## Data entries
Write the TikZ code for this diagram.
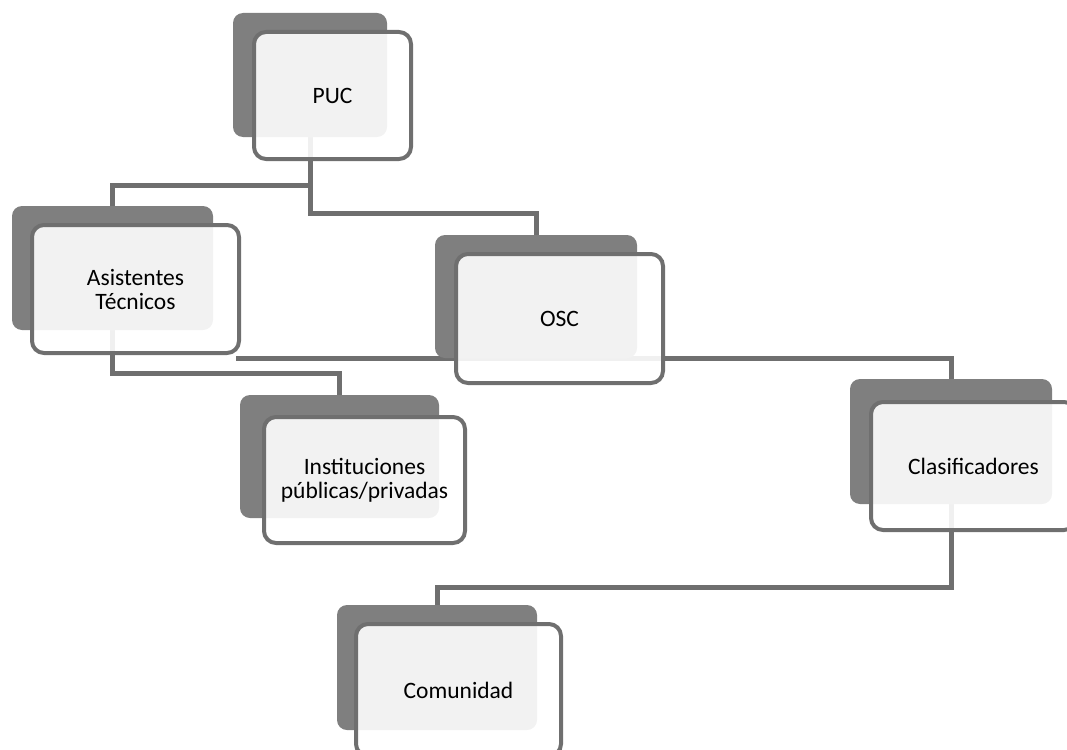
\documentclass[tikz,border=0pt]{standalone}
\usepackage{fontspec}
\setmainfont{Carlito}
\definecolor{backgray}{HTML}{7F7F7F}
\definecolor{linegray}{HTML}{6F6F6F}
\pgfdeclarelayer{bg}
\pgfsetlayers{bg,main}
\begin{document}
\begin{tikzpicture}[x=1pt,y=-1pt,
  backbox/.style={rectangle, rounded corners=10pt, fill=backgray, draw=none, inner sep=0pt},
  frontbox/.style={rectangle, rounded corners=12pt, fill=white, fill opacity=0.9, text opacity=1,
    draw=linegray, line width=4pt, inner sep=0pt, align=center, text=black,
    font=\fontsize{23.5}{24}\selectfont},
  conn/.style={draw=linegray, line width=5pt}]
\useasboundingbox (0,0) rectangle (1067,749);
\clip (0,0) rectangle (1067,749);

% back shapes
\node[backbox, minimum width=154pt, minimum height=124pt] (pucb)  at (310,75) {};
\node[backbox, minimum width=201pt, minimum height=124pt] (asb)   at (112.5,268) {};
\node[backbox, minimum width=202pt, minimum height=123pt] (oscb)  at (536,296.5) {};
\node[backbox, minimum width=199pt, minimum height=123pt] (instb) at (339.5,456.5) {};
\node[backbox, minimum width=202pt, minimum height=125pt] (clasb) at (951,441.5) {};
\node[backbox, minimum width=200pt, minimum height=125pt] (comb)  at (437,667.5) {};

% connectors (behind the shapes)
\coordinate (c4) at (236,358);
\begin{pgfonlayer}{bg}
\path[conn] (pucb.south) -- ++(0,48) -| (asb.north);
\path[conn] (pucb.south) -- ++(0,76) -| (oscb.north);
\path[conn] (asb.south) -- ++(0,43) -| (instb.north);
\path[conn] (c4) -| (clasb.north);
\path[conn] (clasb.south) -- ++(0,83) -| (comb.north);
\end{pgfonlayer}

% front shapes
\node[frontbox, minimum width=157pt, minimum height=127pt] (puc)  at (332.5,95.5) {PUC};
\node[frontbox, minimum width=207pt, minimum height=128pt] (as)   at (135.5,289) {Asistentes\\Técnicos};
\node[frontbox, minimum width=207pt, minimum height=129pt] (osc)  at (559.5,318.5) {OSC};
\node[frontbox, minimum width=201pt, minimum height=126pt] (inst) at (364.5,480) {Instituciones\\públicas/privadas};
\node[frontbox, minimum width=205pt, minimum height=128pt] (clas) at (973.5,466) {Clasificadores};
\node[frontbox, minimum width=205pt, minimum height=132pt] (com)  at (458.5,690) {Comunidad};
\end{tikzpicture}
\end{document}
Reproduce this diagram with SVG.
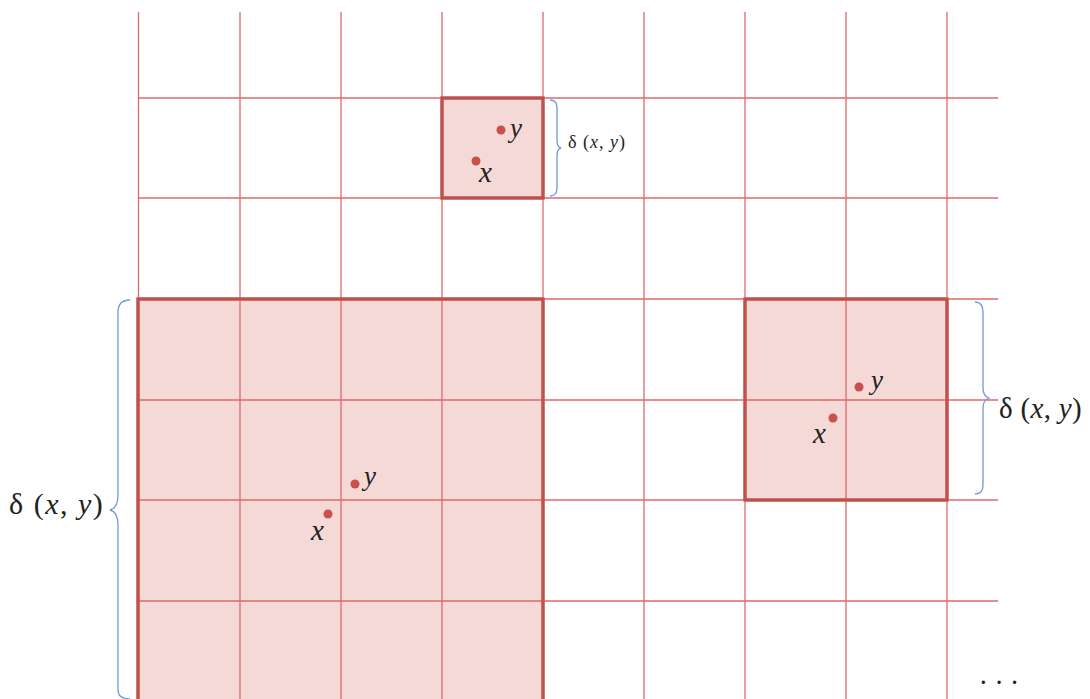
<svg xmlns="http://www.w3.org/2000/svg" width="1090" height="699" viewBox="0 0 1090 699">
<style>
.grid{stroke:#de6a6a;stroke-width:1.3;fill:none}
.box{stroke:#c0504d;stroke-width:3;fill:#f4d9d7}
.dot{fill:#c9504d}
.brace{stroke:#6f9bd6;stroke-width:1.3;fill:none}
.m{font-family:'Liberation Serif','DejaVu Serif',serif;font-style:italic;fill:#222}
.r{font-family:'Liberation Serif','DejaVu Serif',serif;fill:#222}
</style>
<rect width="1090" height="699" fill="#fff"/>
<g id="boxes">
<rect id="box-top" class="box" x="442" y="98" width="101" height="100"/>
<rect id="box-big" class="box" x="138" y="299" width="405" height="410"/>
<rect id="box-right" class="box" x="745" y="299" width="202" height="201"/>
</g>
<g id="grid">
<path class="grid" d="M138.5 12V699M240 12V699M341 12V699M442 12V699M543 12V699M644 12V699M745 12V699M846 12V699M947 12V699"/>
<path class="grid" d="M138 98H998M138 198H998M138 299H998M138 400H998M138 500H998M138 601H998"/>
</g>
<g id="boxes-outline" fill="none" stroke="#c0504d" stroke-width="3">
<rect x="442" y="98" width="101" height="100"/>
<rect x="138" y="299" width="405" height="410"/>
<rect x="745" y="299" width="202" height="201"/>
</g>
<g id="pair-top">
<circle class="dot" cx="501" cy="130" r="4.5"/>
<circle class="dot" cx="476" cy="161" r="4.5"/>
<text class="m" x="510" y="137" font-size="27">y</text>
<text class="m" x="479" y="182" font-size="29">x</text>
</g>
<g id="pair-big">
<circle class="dot" cx="355" cy="484" r="4.5"/>
<circle class="dot" cx="328" cy="514" r="4.5"/>
<text class="m" x="364" y="485" font-size="27">y</text>
<text class="m" x="311" y="540" font-size="29">x</text>
</g>
<g id="pair-right">
<circle class="dot" cx="859" cy="387" r="4.5"/>
<circle class="dot" cx="833" cy="418" r="4.5"/>
<text class="m" x="871" y="389" font-size="27">y</text>
<text class="m" x="813" y="443" font-size="29">x</text>
</g>
<g id="connectors">
<path class="brace" d="M550 100Q557 100 557 108V140Q557 147 561 148Q557 149 557 156V188Q557 196 550 196"/>
<path class="brace" d="M130 300Q118 300 118 312V495Q118 508 110 510Q118 512 118 525V690Q118 699 130 699"/>
<path class="brace" d="M975 302Q983 302 983 312V388Q983 396 989 398Q983 400 983 408V485Q983 494 975 494"/>
</g>
<g id="labels">
<text class="r" x="568" y="148" font-size="18" letter-spacing="1">δ (<tspan class="m">x</tspan>, <tspan class="m">y</tspan>)</text>
<text class="r" x="9" y="514" font-size="30" letter-spacing="1.5">δ (<tspan class="m">x</tspan>, <tspan class="m">y</tspan>)</text>
<text class="r" x="999" y="418" font-size="29" letter-spacing="0.3">δ (<tspan class="m">x</tspan>, <tspan class="m">y</tspan>)</text>
<text class="r" x="980" y="689" font-size="20" font-weight="bold" letter-spacing="2">· · ·</text>
</g>
</svg>
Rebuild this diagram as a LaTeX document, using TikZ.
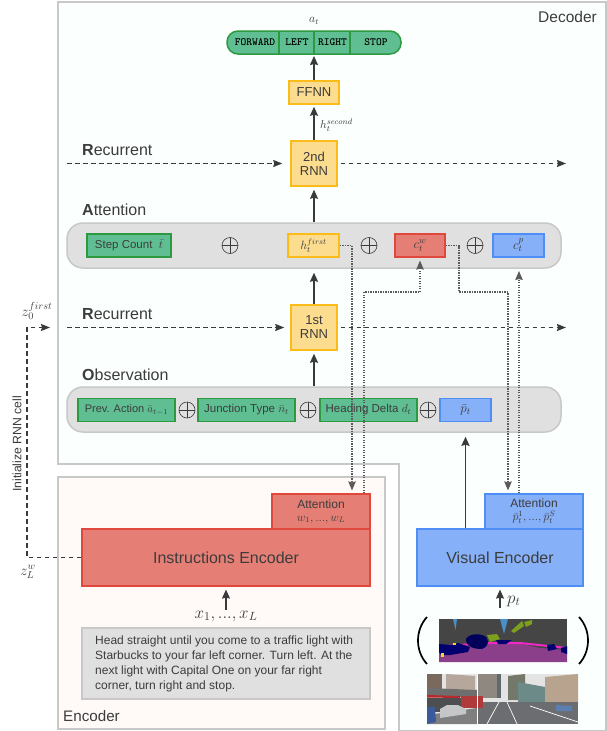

## Stated exercise
Make a verbatim copy of all the entries and strip out the pictures.

## Problem solution
Write the TikZ code for this diagram.
\documentclass[tikz,border=0pt]{standalone}
\usepackage{fontspec}
\setmainfont{Carlito}
\definecolor{backgray}{HTML}{7F7F7F}
\definecolor{linegray}{HTML}{6F6F6F}
\pgfdeclarelayer{bg}
\pgfsetlayers{bg,main}
\begin{document}
\begin{tikzpicture}[x=1pt,y=-1pt,
  backbox/.style={rectangle, rounded corners=10pt, fill=backgray, draw=none, inner sep=0pt},
  frontbox/.style={rectangle, rounded corners=12pt, fill=white, fill opacity=0.9, text opacity=1,
    draw=linegray, line width=4pt, inner sep=0pt, align=center, text=black,
    font=\fontsize{23.5}{24}\selectfont},
  conn/.style={draw=linegray, line width=5pt}]
\useasboundingbox (0,0) rectangle (1067,749);
\clip (0,0) rectangle (1067,749);

% back shapes
\node[backbox, minimum width=154pt, minimum height=124pt] (pucb)  at (310,75) {};
\node[backbox, minimum width=201pt, minimum height=124pt] (asb)   at (112.5,268) {};
\node[backbox, minimum width=202pt, minimum height=123pt] (oscb)  at (536,296.5) {};
\node[backbox, minimum width=199pt, minimum height=123pt] (instb) at (339.5,456.5) {};
\node[backbox, minimum width=202pt, minimum height=125pt] (clasb) at (951,441.5) {};
\node[backbox, minimum width=200pt, minimum height=125pt] (comb)  at (437,667.5) {};

% connectors (behind the shapes)
\coordinate (c4) at (236,358);
\begin{pgfonlayer}{bg}
\path[conn] (pucb.south) -- ++(0,48) -| (asb.north);
\path[conn] (pucb.south) -- ++(0,76) -| (oscb.north);
\path[conn] (asb.south) -- ++(0,43) -| (instb.north);
\path[conn] (c4) -| (clasb.north);
\path[conn] (clasb.south) -- ++(0,83) -| (comb.north);
\end{pgfonlayer}

% front shapes
\node[frontbox, minimum width=157pt, minimum height=127pt] (puc)  at (332.5,95.5) {PUC};
\node[frontbox, minimum width=207pt, minimum height=128pt] (as)   at (135.5,289) {Asistentes\\Técnicos};
\node[frontbox, minimum width=207pt, minimum height=129pt] (osc)  at (559.5,318.5) {OSC};
\node[frontbox, minimum width=201pt, minimum height=126pt] (inst) at (364.5,480) {Instituciones\\públicas/privadas};
\node[frontbox, minimum width=205pt, minimum height=128pt] (clas) at (973.5,466) {Clasificadores};
\node[frontbox, minimum width=205pt, minimum height=132pt] (com)  at (458.5,690) {Comunidad};
\end{tikzpicture}
\end{document}
Reproduce this diagram with SVG.
<svg xmlns="http://www.w3.org/2000/svg" width="1090" height="699" viewBox="0 0 1090 699">
<style>
.grid{stroke:#de6a6a;stroke-width:1.3;fill:none}
.box{stroke:#c0504d;stroke-width:3;fill:#f4d9d7}
.dot{fill:#c9504d}
.brace{stroke:#6f9bd6;stroke-width:1.3;fill:none}
.m{font-family:'Liberation Serif','DejaVu Serif',serif;font-style:italic;fill:#222}
.r{font-family:'Liberation Serif','DejaVu Serif',serif;fill:#222}
</style>
<rect width="1090" height="699" fill="#fff"/>
<g id="boxes">
<rect id="box-top" class="box" x="442" y="98" width="101" height="100"/>
<rect id="box-big" class="box" x="138" y="299" width="405" height="410"/>
<rect id="box-right" class="box" x="745" y="299" width="202" height="201"/>
</g>
<g id="grid">
<path class="grid" d="M138.5 12V699M240 12V699M341 12V699M442 12V699M543 12V699M644 12V699M745 12V699M846 12V699M947 12V699"/>
<path class="grid" d="M138 98H998M138 198H998M138 299H998M138 400H998M138 500H998M138 601H998"/>
</g>
<g id="boxes-outline" fill="none" stroke="#c0504d" stroke-width="3">
<rect x="442" y="98" width="101" height="100"/>
<rect x="138" y="299" width="405" height="410"/>
<rect x="745" y="299" width="202" height="201"/>
</g>
<g id="pair-top">
<circle class="dot" cx="501" cy="130" r="4.5"/>
<circle class="dot" cx="476" cy="161" r="4.5"/>
<text class="m" x="510" y="137" font-size="27">y</text>
<text class="m" x="479" y="182" font-size="29">x</text>
</g>
<g id="pair-big">
<circle class="dot" cx="355" cy="484" r="4.5"/>
<circle class="dot" cx="328" cy="514" r="4.5"/>
<text class="m" x="364" y="485" font-size="27">y</text>
<text class="m" x="311" y="540" font-size="29">x</text>
</g>
<g id="pair-right">
<circle class="dot" cx="859" cy="387" r="4.5"/>
<circle class="dot" cx="833" cy="418" r="4.5"/>
<text class="m" x="871" y="389" font-size="27">y</text>
<text class="m" x="813" y="443" font-size="29">x</text>
</g>
<g id="connectors">
<path class="brace" d="M550 100Q557 100 557 108V140Q557 147 561 148Q557 149 557 156V188Q557 196 550 196"/>
<path class="brace" d="M130 300Q118 300 118 312V495Q118 508 110 510Q118 512 118 525V690Q118 699 130 699"/>
<path class="brace" d="M975 302Q983 302 983 312V388Q983 396 989 398Q983 400 983 408V485Q983 494 975 494"/>
</g>
<g id="labels">
<text class="r" x="568" y="148" font-size="18" letter-spacing="1">δ (<tspan class="m">x</tspan>, <tspan class="m">y</tspan>)</text>
<text class="r" x="9" y="514" font-size="30" letter-spacing="1.5">δ (<tspan class="m">x</tspan>, <tspan class="m">y</tspan>)</text>
<text class="r" x="999" y="418" font-size="29" letter-spacing="0.3">δ (<tspan class="m">x</tspan>, <tspan class="m">y</tspan>)</text>
<text class="r" x="980" y="689" font-size="20" font-weight="bold" letter-spacing="2">· · ·</text>
</g>
</svg>
Rebuild this diagram as a LaTeX document, using TikZ.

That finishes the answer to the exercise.